__Task goal__:
Starting at the first line of the listing below, retype each line up to and including the one that contains "Chart.defaults.font.family = 'DejaVu Sans';". Leave pictures out.

• • • • • • •

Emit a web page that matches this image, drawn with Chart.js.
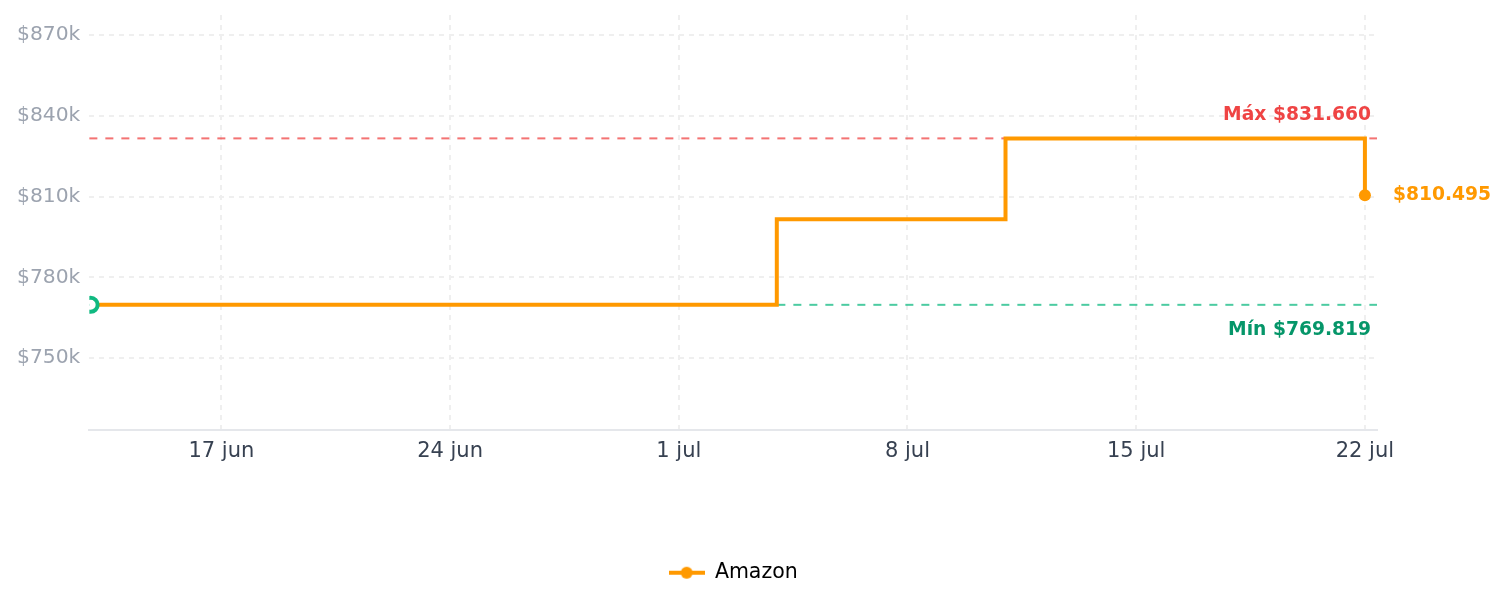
<!DOCTYPE html>
<html>
<head>
<meta charset="utf-8">
<script src="https://cdn.jsdelivr.net/npm/chart.js@4.4.1/dist/chart.umd.min.js"></script>
<style>
  html, body { margin: 0; padding: 0; background: #fff; }
  #wrap { width: 1505px; height: 607px; }
</style>
</head>
<body>
<div id="wrap"><canvas id="price-chart"></canvas></div>
<script>
// price history (steps)
const dates = ["2024-06-13", "2024-07-04", "2024-07-11", "2024-07-22"];
const prices = [769819, 801600, 831660, 810495];
const tickDates = ["2024-06-17", "2024-06-24", "2024-07-01", "2024-07-08", "2024-07-15", "2024-07-22"];
const tickLabels = ["17 jun", "24 jun", "1 jul", "8 jul", "15 jul", "22 jul"];
const yTicks = [750000, 780000, 810000, 840000, 870000];

const orange = '#ff9900';
const day = s => Date.parse(s + 'T00:00:00Z') / 864e5;
const fmt = v => '$' + String(v).replace(/\B(?=(\d{3})+(?!\d))/g, '.');

const maxPrice = Math.max(...prices);
const minPrice = Math.min(...prices);
const n = prices.length;

Chart.defaults.font.family = 'DejaVu Sans';

// legend marker: line with dot
const legendIcon = document.createElement('canvas');
legendIcon.width = 36;
legendIcon.height = 14;
const g = legendIcon.getContext('2d');
g.strokeStyle = orange;
g.lineWidth = 4;
g.beginPath(); g.moveTo(0, 7); g.lineTo(36, 7); g.stroke();
g.fillStyle = orange;
g.beginPath(); g.arc(18, 7, 6, 0, Math.PI * 2); g.fill();

const refLines = {
  id: 'refLines',
  beforeDatasetsDraw(chart) {
    const {ctx, chartArea: a, scales: {y}} = chart;
    ctx.save();
    ctx.lineWidth = 2;
    ctx.setLineDash([8, 8]);
    [[maxPrice, 'rgba(239,68,68,0.75)'], [minPrice, 'rgba(16,185,129,0.75)']].forEach(([v, c]) => {
      const py = y.getPixelForValue(v);
      ctx.strokeStyle = c;
      ctx.beginPath(); ctx.moveTo(a.left, py); ctx.lineTo(a.right, py); ctx.stroke();
    });
    ctx.restore();
  },
  afterDatasetsDraw(chart) {
    const {ctx, chartArea: a, scales: {x, y}} = chart;
    ctx.save();
    ctx.font = 'bold 18.7px "DejaVu Sans"';
    ctx.textBaseline = 'alphabetic';
    ctx.textAlign = 'right';
    ctx.fillStyle = '#ef4444';
    ctx.fillText('Máx ' + fmt(maxPrice), a.right - 6, y.getPixelForValue(maxPrice) - 18);
    ctx.fillStyle = '#059669';
    ctx.fillText('Mín ' + fmt(minPrice), a.right - 6, y.getPixelForValue(minPrice) + 30);
    ctx.textAlign = 'left';
    ctx.fillStyle = orange;
    const lx = x.getPixelForValue(day(dates[n - 1]));
    const ly = y.getPixelForValue(prices[n - 1]);
    ctx.fillText(fmt(prices[n - 1]), lx + 28, ly + 5);
    ctx.restore();
  }
};

new Chart(document.getElementById('price-chart'), {
  type: 'line',
  data: {
    datasets: [{
      label: 'Amazon',
      data: dates.map((d, i) => ({x: day(d), y: prices[i]})),
      borderColor: orange,
      backgroundColor: orange,
      borderWidth: 4,
      stepped: 'before',
      pointRadius: c => c.dataIndex === 0 ? 7 : (c.dataIndex === n - 1 ? 6 : 0),
      pointBackgroundColor: c => c.dataIndex === 0 ? '#ffffff' : orange,
      pointBorderColor: c => c.dataIndex === 0 ? '#10b981' : orange,
      pointBorderWidth: c => c.dataIndex === 0 ? 4 : 0
    }]
  },
  options: {
    responsive: true,
    maintainAspectRatio: false,
    animation: false,
    layout: { padding: { top: 15, left: 8, right: 128, bottom: 14 } },
    scales: {
      x: {
        type: 'linear',
        min: day(dates[0]) - 0.04,
        max: day(dates[n - 1]) + 0.37,
        afterBuildTicks: s => { s.ticks = tickDates.map(d => ({value: day(d)})); },
        afterFit: s => { s.height = 123; },
        ticks: {
          callback: (v, i) => tickLabels[i],
          color: '#374151',
          font: { size: 21 },
          padding: 9,
          maxRotation: 0
        },
        grid: { color: '#efefef', lineWidth: 2, drawTicks: false },
        border: { display: true, color: '#e5e7eb', width: 2, dash: [5, 5] }
      },
      y: {
        min: 723500,
        max: 877500,
        afterBuildTicks: s => { s.ticks = yTicks.map(v => ({value: v})); },
        afterFit: s => { s.paddingTop = 0; s.paddingBottom = 0; },
        ticks: {
          callback: v => '$' + (v / 1000) + 'k',
          color: '#9ca3af',
          font: { size: 20.3 },
          padding: 9
        },
        grid: { color: '#efefef', lineWidth: 2, drawTicks: false },
        border: { display: false, dash: [5, 5] }
      }
    },
    plugins: {
      tooltip: { enabled: false },
      legend: {
        position: 'bottom',
        fullSize: false,
        labels: {
          usePointStyle: true,
          pointStyleWidth: 36,
          color: '#111111',
          font: { size: 20.5 },
          generateLabels: () => [{
            text: 'Amazon',
            pointStyle: legendIcon,
            fillStyle: orange,
            strokeStyle: orange,
            lineWidth: 0,
            hidden: false,
            datasetIndex: 0
          }]
        }
      }
    }
  },
  plugins: [refLines]
});
</script>
</body>
</html>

• • • • • • •

__Finished task__:
Emit a web page that matches this image, drawn with Chart.js.
<!DOCTYPE html>
<html>
<head>
<meta charset="utf-8">
<script src="https://cdn.jsdelivr.net/npm/chart.js@4.4.1/dist/chart.umd.min.js"></script>
<style>
  html, body { margin: 0; padding: 0; background: #fff; }
  #wrap { width: 1505px; height: 607px; }
</style>
</head>
<body>
<div id="wrap"><canvas id="price-chart"></canvas></div>
<script>
// price history (steps)
const dates = ["2024-06-13", "2024-07-04", "2024-07-11", "2024-07-22"];
const prices = [769819, 801600, 831660, 810495];
const tickDates = ["2024-06-17", "2024-06-24", "2024-07-01", "2024-07-08", "2024-07-15", "2024-07-22"];
const tickLabels = ["17 jun", "24 jun", "1 jul", "8 jul", "15 jul", "22 jul"];
const yTicks = [750000, 780000, 810000, 840000, 870000];

const orange = '#ff9900';
const day = s => Date.parse(s + 'T00:00:00Z') / 864e5;
const fmt = v => '$' + String(v).replace(/\B(?=(\d{3})+(?!\d))/g, '.');

const maxPrice = Math.max(...prices);
const minPrice = Math.min(...prices);
const n = prices.length;

Chart.defaults.font.family = 'DejaVu Sans';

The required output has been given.